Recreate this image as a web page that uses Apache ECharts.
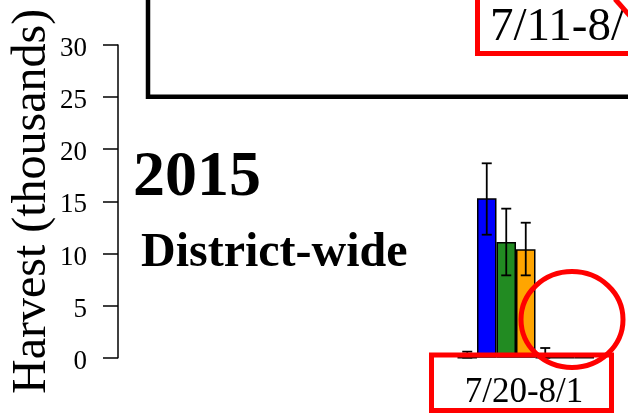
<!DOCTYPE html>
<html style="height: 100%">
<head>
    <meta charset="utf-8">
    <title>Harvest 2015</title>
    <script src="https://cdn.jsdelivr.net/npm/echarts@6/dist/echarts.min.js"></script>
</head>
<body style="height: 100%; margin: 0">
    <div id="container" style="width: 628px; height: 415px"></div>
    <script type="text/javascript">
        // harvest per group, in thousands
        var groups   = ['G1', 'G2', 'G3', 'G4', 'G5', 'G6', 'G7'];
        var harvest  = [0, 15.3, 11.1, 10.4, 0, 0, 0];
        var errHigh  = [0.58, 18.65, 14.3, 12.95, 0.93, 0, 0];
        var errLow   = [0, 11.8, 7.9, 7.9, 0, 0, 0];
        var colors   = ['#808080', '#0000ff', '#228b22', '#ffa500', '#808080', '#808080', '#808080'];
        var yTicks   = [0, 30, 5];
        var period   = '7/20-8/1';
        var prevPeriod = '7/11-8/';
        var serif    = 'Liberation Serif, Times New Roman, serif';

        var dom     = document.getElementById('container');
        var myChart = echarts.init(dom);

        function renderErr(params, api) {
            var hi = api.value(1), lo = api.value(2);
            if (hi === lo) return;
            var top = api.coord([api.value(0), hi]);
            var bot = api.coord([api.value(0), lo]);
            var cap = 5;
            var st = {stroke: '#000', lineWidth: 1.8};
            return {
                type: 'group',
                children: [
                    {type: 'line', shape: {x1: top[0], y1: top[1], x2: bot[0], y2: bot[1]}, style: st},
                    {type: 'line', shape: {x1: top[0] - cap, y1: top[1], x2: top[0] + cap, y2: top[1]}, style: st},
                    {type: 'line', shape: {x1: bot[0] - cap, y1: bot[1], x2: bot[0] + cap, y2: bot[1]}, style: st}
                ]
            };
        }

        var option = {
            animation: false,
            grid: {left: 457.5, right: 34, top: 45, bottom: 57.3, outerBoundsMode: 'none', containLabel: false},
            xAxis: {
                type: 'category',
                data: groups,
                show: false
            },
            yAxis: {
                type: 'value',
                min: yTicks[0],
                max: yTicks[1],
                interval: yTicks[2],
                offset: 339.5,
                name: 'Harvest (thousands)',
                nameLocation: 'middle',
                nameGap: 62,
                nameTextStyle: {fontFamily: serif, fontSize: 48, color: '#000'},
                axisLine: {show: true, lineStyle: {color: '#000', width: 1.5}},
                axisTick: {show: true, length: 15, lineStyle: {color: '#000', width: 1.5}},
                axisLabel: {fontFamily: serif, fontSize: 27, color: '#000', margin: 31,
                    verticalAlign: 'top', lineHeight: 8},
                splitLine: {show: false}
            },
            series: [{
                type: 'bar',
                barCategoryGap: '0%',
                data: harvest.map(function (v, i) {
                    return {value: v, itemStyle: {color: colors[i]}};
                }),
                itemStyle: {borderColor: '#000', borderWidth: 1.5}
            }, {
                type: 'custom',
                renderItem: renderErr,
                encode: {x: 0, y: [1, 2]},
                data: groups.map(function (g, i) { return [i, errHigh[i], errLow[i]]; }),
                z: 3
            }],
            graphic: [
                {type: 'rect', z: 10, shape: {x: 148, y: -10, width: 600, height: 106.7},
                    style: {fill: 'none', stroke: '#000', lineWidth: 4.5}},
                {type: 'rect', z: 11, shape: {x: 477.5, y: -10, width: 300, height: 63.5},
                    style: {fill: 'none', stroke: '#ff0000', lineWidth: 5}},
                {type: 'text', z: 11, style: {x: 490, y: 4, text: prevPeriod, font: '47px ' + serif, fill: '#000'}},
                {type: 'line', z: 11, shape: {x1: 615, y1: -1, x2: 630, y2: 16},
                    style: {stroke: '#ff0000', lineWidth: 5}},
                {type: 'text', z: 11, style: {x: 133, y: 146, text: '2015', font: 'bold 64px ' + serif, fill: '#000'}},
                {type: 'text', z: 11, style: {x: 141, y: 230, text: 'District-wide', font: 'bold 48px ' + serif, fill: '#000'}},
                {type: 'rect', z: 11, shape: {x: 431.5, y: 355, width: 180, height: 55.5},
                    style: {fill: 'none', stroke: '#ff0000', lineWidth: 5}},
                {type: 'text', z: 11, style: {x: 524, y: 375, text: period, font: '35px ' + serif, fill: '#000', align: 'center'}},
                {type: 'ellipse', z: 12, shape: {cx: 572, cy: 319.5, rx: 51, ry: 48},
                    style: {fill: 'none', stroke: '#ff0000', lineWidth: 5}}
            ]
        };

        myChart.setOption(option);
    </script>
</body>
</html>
---
§ **To do**: With all pictures left out, please transcribe exactly the lines from the start of the material through the line with "var myChart = echarts.init(dom);".

§ **The output**:
Recreate this image as a web page that uses Apache ECharts.
<!DOCTYPE html>
<html style="height: 100%">
<head>
    <meta charset="utf-8">
    <title>Harvest 2015</title>
    <script src="https://cdn.jsdelivr.net/npm/echarts@6/dist/echarts.min.js"></script>
</head>
<body style="height: 100%; margin: 0">
    <div id="container" style="width: 628px; height: 415px"></div>
    <script type="text/javascript">
        // harvest per group, in thousands
        var groups   = ['G1', 'G2', 'G3', 'G4', 'G5', 'G6', 'G7'];
        var harvest  = [0, 15.3, 11.1, 10.4, 0, 0, 0];
        var errHigh  = [0.58, 18.65, 14.3, 12.95, 0.93, 0, 0];
        var errLow   = [0, 11.8, 7.9, 7.9, 0, 0, 0];
        var colors   = ['#808080', '#0000ff', '#228b22', '#ffa500', '#808080', '#808080', '#808080'];
        var yTicks   = [0, 30, 5];
        var period   = '7/20-8/1';
        var prevPeriod = '7/11-8/';
        var serif    = 'Liberation Serif, Times New Roman, serif';

        var dom     = document.getElementById('container');
        var myChart = echarts.init(dom);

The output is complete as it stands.